Given exercise =
Go through the listing and copy every line word for word.

Records shown =
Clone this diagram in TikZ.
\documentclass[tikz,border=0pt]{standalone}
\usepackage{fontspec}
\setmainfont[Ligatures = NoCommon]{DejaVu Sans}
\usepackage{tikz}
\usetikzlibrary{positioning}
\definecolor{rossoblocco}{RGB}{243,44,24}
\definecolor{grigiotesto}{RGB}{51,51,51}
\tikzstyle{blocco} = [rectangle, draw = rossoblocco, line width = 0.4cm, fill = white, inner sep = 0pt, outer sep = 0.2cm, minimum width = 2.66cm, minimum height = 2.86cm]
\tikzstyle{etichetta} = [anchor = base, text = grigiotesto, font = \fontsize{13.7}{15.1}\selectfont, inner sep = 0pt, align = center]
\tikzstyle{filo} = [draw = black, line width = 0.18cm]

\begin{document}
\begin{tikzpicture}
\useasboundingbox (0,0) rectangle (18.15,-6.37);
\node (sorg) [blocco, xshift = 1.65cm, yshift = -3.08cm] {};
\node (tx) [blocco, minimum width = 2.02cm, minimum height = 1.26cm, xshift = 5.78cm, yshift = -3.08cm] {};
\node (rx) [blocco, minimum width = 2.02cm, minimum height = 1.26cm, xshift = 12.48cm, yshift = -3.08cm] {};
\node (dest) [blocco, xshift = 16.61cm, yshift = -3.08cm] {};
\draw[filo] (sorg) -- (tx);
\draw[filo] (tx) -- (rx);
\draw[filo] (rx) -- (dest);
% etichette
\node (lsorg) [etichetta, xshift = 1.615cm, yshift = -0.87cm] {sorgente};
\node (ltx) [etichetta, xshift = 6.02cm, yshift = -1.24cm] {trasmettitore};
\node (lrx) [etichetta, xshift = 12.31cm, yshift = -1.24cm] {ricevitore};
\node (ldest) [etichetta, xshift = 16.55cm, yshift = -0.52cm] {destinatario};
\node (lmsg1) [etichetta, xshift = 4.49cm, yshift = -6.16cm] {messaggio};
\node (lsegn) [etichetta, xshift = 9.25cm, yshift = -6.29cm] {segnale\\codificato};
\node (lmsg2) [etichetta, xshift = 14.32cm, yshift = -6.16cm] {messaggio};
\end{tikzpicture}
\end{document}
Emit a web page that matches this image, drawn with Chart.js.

Output =
Clone this diagram in TikZ.
\documentclass[tikz,border=0pt]{standalone}
\usepackage{fontspec}
\setmainfont[Ligatures = NoCommon]{DejaVu Sans}
\usepackage{tikz}
\usetikzlibrary{positioning}
\definecolor{rossoblocco}{RGB}{243,44,24}
\definecolor{grigiotesto}{RGB}{51,51,51}
\tikzstyle{blocco} = [rectangle, draw = rossoblocco, line width = 0.4cm, fill = white, inner sep = 0pt, outer sep = 0.2cm, minimum width = 2.66cm, minimum height = 2.86cm]
\tikzstyle{etichetta} = [anchor = base, text = grigiotesto, font = \fontsize{13.7}{15.1}\selectfont, inner sep = 0pt, align = center]
\tikzstyle{filo} = [draw = black, line width = 0.18cm]

\begin{document}
\begin{tikzpicture}
\useasboundingbox (0,0) rectangle (18.15,-6.37);
\node (sorg) [blocco, xshift = 1.65cm, yshift = -3.08cm] {};
\node (tx) [blocco, minimum width = 2.02cm, minimum height = 1.26cm, xshift = 5.78cm, yshift = -3.08cm] {};
\node (rx) [blocco, minimum width = 2.02cm, minimum height = 1.26cm, xshift = 12.48cm, yshift = -3.08cm] {};
\node (dest) [blocco, xshift = 16.61cm, yshift = -3.08cm] {};
\draw[filo] (sorg) -- (tx);
\draw[filo] (tx) -- (rx);
\draw[filo] (rx) -- (dest);
% etichette
\node (lsorg) [etichetta, xshift = 1.615cm, yshift = -0.87cm] {sorgente};
\node (ltx) [etichetta, xshift = 6.02cm, yshift = -1.24cm] {trasmettitore};
\node (lrx) [etichetta, xshift = 12.31cm, yshift = -1.24cm] {ricevitore};
\node (ldest) [etichetta, xshift = 16.55cm, yshift = -0.52cm] {destinatario};
\node (lmsg1) [etichetta, xshift = 4.49cm, yshift = -6.16cm] {messaggio};
\node (lsegn) [etichetta, xshift = 9.25cm, yshift = -6.29cm] {segnale\\codificato};
\node (lmsg2) [etichetta, xshift = 14.32cm, yshift = -6.16cm] {messaggio};
\end{tikzpicture}
\end{document}
Emit a web page that matches this image, drawn with Chart.js.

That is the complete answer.